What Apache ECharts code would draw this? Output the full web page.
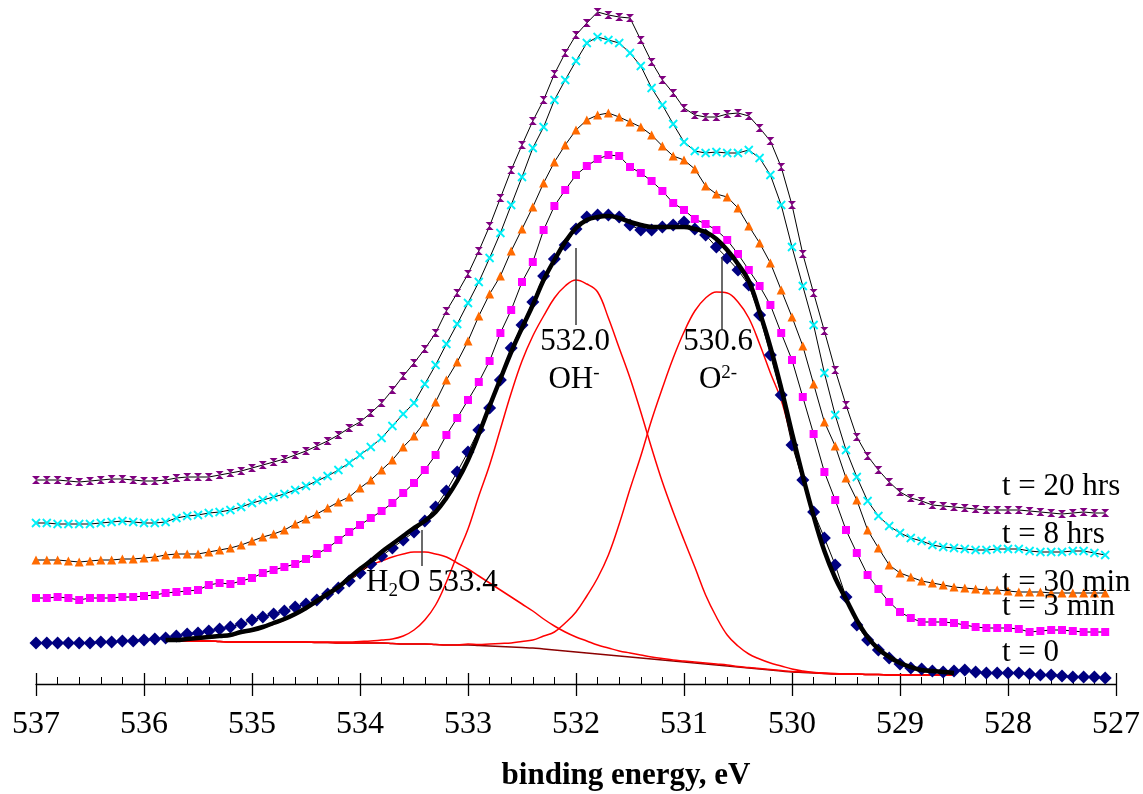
<!DOCTYPE html>
<html>
<head>
<meta charset="utf-8">
<script src="https://cdn.jsdelivr.net/npm/echarts@6/dist/echarts.min.js"></script>
<style>html,body{margin:0;padding:0;background:#fff}#c{width:1143px;height:794px}</style>
</head>
<body>
<div id="c"></div>
<script>
// ---- data (intensity, arbitrary units) ----
const E_START = 537.0;      // binding energy of first point (eV)
const E_STEP = 0.1;         // eV between points
const FIT_START = 535.8;    // first point of fitted curves

const t20hrs = [204,204,204,203,202,203,204,205,205,204,
 203,203,204,206,207,207,207,209,211,213,
 216,219,222,225,229,233,238,243,249,256,
 262,271,281,294,308,321,335,351,373,391,
 410,433,458,486,514,539,563,584,610,631,
 649,661,672,669,667,666,644,622,604,591,
 576,569,567,567,570,571,568,556,543,517,
 479,430,391,353,314,279,247,228,214,202,
 192,186,183,179,178,177,176,175,174,174,
 174,174,173,172,171,170,171,172,171,171];

const t8hrs = [161,161,160,160,160,160,161,162,163,162,
 161,161,162,166,168,169,171,172,174,177,
 181,184,187,190,194,198,203,208,214,221,
 229,237,246,258,270,281,300,319,340,360,
 381,402,426,451,479,507,536,557,584,604,
 623,641,647,644,641,631,618,596,579,560,
 542,533,531,532,531,531,534,526,509,479,
 437,398,359,311,269,234,207,183,168,158,
 151,146,143,139,137,136,135,134,134,135,
 135,135,133,132,132,132,133,133,131,129];

const t30min = [124,124,124,123,122,123,124,124,125,125,
 126,127,129,130,130,130,132,134,136,139,
 143,147,150,154,160,165,170,176,182,187,
 196,204,214,224,237,248,262,282,304,322,
 343,368,390,408,433,455,477,501,522,539,
 554,564,569,571,567,562,557,549,538,528,
 524,515,498,490,487,476,458,441,421,394,
 367,338,300,262,238,206,184,154,136,119,
 111,107,103,101,99,97,96,95,94,94,
 93,92,92,92,91,91,91,91,91,91];

const t3min = [86,86,87,86,84,86,86,86,87,87,
 88,89,91,92,93,94,99,101,100,103,
 106,111,114,117,120,125,130,136,144,152,
 159,166,173,181,191,201,214,229,249,266,
 284,302,323,351,374,402,422,454,478,494,
 509,518,525,529,528,517,511,503,493,481,
 474,465,460,454,444,430,414,398,379,351,
 324,287,250,212,184,154,131,109,95,82,
 72,66,62,62,62,61,59,57,56,56,
 56,55,52,53,54,54,53,52,52,52];

const t0 = [41,41,41,41,41,41,42,42,43,43,
 44,45,46,48,50,51,53,55,57,60,
 64,67,70,73,77,80,84,90,96,103,
 111,120,128,136,144,152,163,177,193,212,
 232,254,276,304,336,359,382,408,425,439,
 455,467,469,469,467,459,454,454,457,459,
 462,455,449,437,426,414,399,369,329,289,
 239,204,172,146,119,87,59,44,34,26,
 20,16,15,13,12,13,14,12,11,11,
 11,11,10,9,9,8,7,7,7,6];

const fitTotal = [44,44,45,46,47,48,49,52,54,57,
 61,65,70,76,83,90,97,106,115,123,
 132,140,148,156,163,172,186,203,224,250,
 278,305,332,356,379,404,424,442,456,464,
 467,468,466,462,459,457,457,457,457,455,
 452,445,434,420,403,372,337,296,251,208,
 168,133,106,85,64,47,35,27,21,17,
 14,13,12,11];

const background = [43,43,43,43,43,42.5,42,42,42,42,
 42,42,42,42,41.5,41.5,41,41,41,41,
 41,40.5,40,40,40,39.5,39,39,39,38.5,
 38,37.5,37,36.5,36,35,34,33,32,31,
 30,29,28,27,26,25,24,23,22,21,
 20,19,18,17,16,15,14,13,12,11.5,
 11,10.5,10,10,10,9.5,9.5,9,9,9,
 9,9,9,9];

const peakH2O = [43,43,44,45,46,47,48,51,53,56,
 60,64,69,75,82,89,96,104,112,119,
 123,127,130,132,132,130,127,121,115,108,
 101,94,87,80,73,65,58,52,47,43,
 39,36,33,31,29,27,25.5,24,23,22,
 21,20,19,17.5,16.5,15.5,14.5,13.5,12.5,12,
 11.5,11,10.5,10,10,9.5,9.5,9,9,9,
 9,9,9,9];

const peakOH = [43,43,43,43,43,42.5,42,42,42,42,
 42,42,42,42,42,42,42,42,42.5,43,
 44,45,48,54,64,79,102,129,155,188,
 219,255,291,323,348,368,386,398,404,400,
 392,366,336,306,272,236,202,172,144,117,
 89,67,49,38,30,25,21,18,15,13,
 11.5,10.5,10,10,10,9.5,9.5,9,9,9,
 9,9,9,9];

const peakO2 = [43,43,43,43,43,42.5,42,42,42,42,
 42,42,42,42,41.5,41.5,41,41,41,41,
 41,40.5,40,40,40,39.5,39,39,40,39.5,
 40,40.5,41,42.5,44,48,52,61,72,88,
 106,129,160,195,228,264,296,326,352,373,
 386,392,391,382,366,340,311,284,244,204,
 166,132.5,106,85,64,46.5,34.5,26,21,17,
 14,13,12,11];

const seriesNames = ['t = 20 hrs','t = 8 hrs','t = 30 min','t = 3 min','t = 0'];
const xTicks = {min: 527, max: 537, interval: 1};

// ---- build ----
function pairs(start, vals){ return vals.map((v,k)=>[+(start - k*E_STEP).toFixed(2), v]); }
const F = '"Liberation Serif","Times New Roman",serif';

const chart = echarts.init(document.getElementById('c'), null, {renderer:'canvas'});

function dataSeries(name, vals, symbol, size, color, stroke, z){
  return {
    name, type:'line', data: pairs(E_START, vals), z,
    symbol, symbolSize: size, showSymbol:true, showAllSymbol:true,
    lineStyle:{color:'#000', width:1},
    itemStyle: stroke ? {color: color, borderColor: color, borderWidth: 1.8} : {color: color, borderWidth:0},
    emphasis:{disabled:true}, silent:true
  };
}
function curve(name, vals, color, width, z){
  return {name, type:'line', data: pairs(FIT_START, vals), z, smooth:0.4, symbol:'none',
    lineStyle:{color, width}, emphasis:{disabled:true}, silent:true};
}

const option = {
  animation:false,
  backgroundColor:'#fff',
  grid:{left:36, right:27, top:0, bottom:110, containLabel:false},
  xAxis:[{
    type:'value', inverse:true, min:xTicks.min, max:xTicks.max, interval:xTicks.interval,
    axisLine:{show:true, onZero:false, lineStyle:{color:'#000', width:1.3}},
    axisTick:{show:true, inside:true, length:11, lineStyle:{color:'#000', width:1.3}},
    minorTick:{show:true, splitNumber:5, length:7, lineStyle:{color:'#000', width:1}},
    splitLine:{show:false},
    axisLabel:{color:'#000', fontFamily:F, fontSize:32, margin:25},
  },{
    type:'value', inverse:true, min:xTicks.min, max:xTicks.max, interval:xTicks.interval,
    position:'bottom',
    axisLine:{show:false},
    axisTick:{show:true, inside:false, length:12, lineStyle:{color:'#000', width:1.3}},
    axisLabel:{show:false}, splitLine:{show:false}
  }],
  yAxis:{type:'value', min:0, max:684, show:false},
  series:[
    dataSeries(seriesNames[0], t20hrs, 'path://M0,0L10,0L0,10L10,10Z', 8, '#800080', false, 2),
    dataSeries(seriesNames[1], t8hrs, 'path://M0,0L10,10M10,0L0,10', 8, '#00f0f8', true, 2),
    dataSeries(seriesNames[2], t30min, 'triangle', 9, '#ff6a00', false, 2),
    dataSeries(seriesNames[3], t3min, 'rect', 8, '#ff00ff', false, 2),
    Object.assign(curve('background', background, '#8b0000', 1.5, 3), {
      markLine:{silent:true, symbol:'none', label:{show:false},
        lineStyle:{color:'#3a3a3a', width:1.5, type:'solid'},
        data:[
          [{coord:[532.0,436]},{coord:[532.0,359]}],
          [{coord:[530.65,427]},{coord:[530.65,355]}],
          [{coord:[533.43,154]},{coord:[533.43,118]}]
        ]}
    }),
    curve('H2O', peakH2O, '#ff0000', 1.5, 3),
    curve('OH', peakOH, '#ff0000', 1.5, 3),
    curve('O2', peakO2, '#ff0000', 1.5, 3),
    dataSeries(seriesNames[4], t0, 'diamond', 13, '#000080', false, 4),
    curve('fit', fitTotal, '#000', 4.5, 5)
  ],
  graphic:[]
};
chart.setOption(option);

const big = {fontSize:31, fontFamily:F, fill:'#000', lineHeight:36};
const sup = {fontSize:19, fontFamily:F, fill:'#000', lineHeight:36, verticalAlign:'top', padding:[2,0,0,0]};
const sub = {fontSize:19, fontFamily:F, fill:'#000', lineHeight:36, verticalAlign:'bottom'};
function txt(text, x, y, align){
  return {type:'text', x, y, silent:true, z:10,
    style:{text, align: align||'left', verticalAlign:'middle', rich:{b:big, sup, sub}, fontSize:31, fontFamily:F, fill:'#000'}};
}
const labels = [
  txt('{b|t = 20 hrs}', 1002, 487),
  txt('{b|t = 8 hrs}', 1002, 535),
  txt('{b|t = 30 min}', 1002, 583),
  txt('{b|t = 3 min}', 1002, 607),
  txt('{b|t = 0}', 1002, 653),
  txt('{b|532.0}', 575, 342, 'center'),
  txt('{b|OH}{sup|-}', 574, 380, 'center'),
  txt('{b|530.6}', 718, 342, 'center'),
  txt('{b|O}{sup|2-}', 718, 380, 'center'),
  txt('{b|H}{sub|2}{b|O 533.4}', 366, 583, 'left'),
  {type:'text', x:626, y:776, silent:true, z:10,
   style:{text:'binding energy, eV', align:'center', verticalAlign:'middle',
     font:'bold 31px "Liberation Serif","Times New Roman",serif', fill:'#000'}}
];
chart.setOption({graphic: labels});
</script>
</body>
</html>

..............................

● Challenge:
From the top of the listing above, repeat each line exactly until you reach the line containing "const FIT_START = 535.8;", and repeat that one too. Leave the pictures out.

● Solved problem:
What Apache ECharts code would draw this? Output the full web page.
<!DOCTYPE html>
<html>
<head>
<meta charset="utf-8">
<script src="https://cdn.jsdelivr.net/npm/echarts@6/dist/echarts.min.js"></script>
<style>html,body{margin:0;padding:0;background:#fff}#c{width:1143px;height:794px}</style>
</head>
<body>
<div id="c"></div>
<script>
// ---- data (intensity, arbitrary units) ----
const E_START = 537.0;      // binding energy of first point (eV)
const E_STEP = 0.1;         // eV between points
const FIT_START = 535.8;    // first point of fitted curves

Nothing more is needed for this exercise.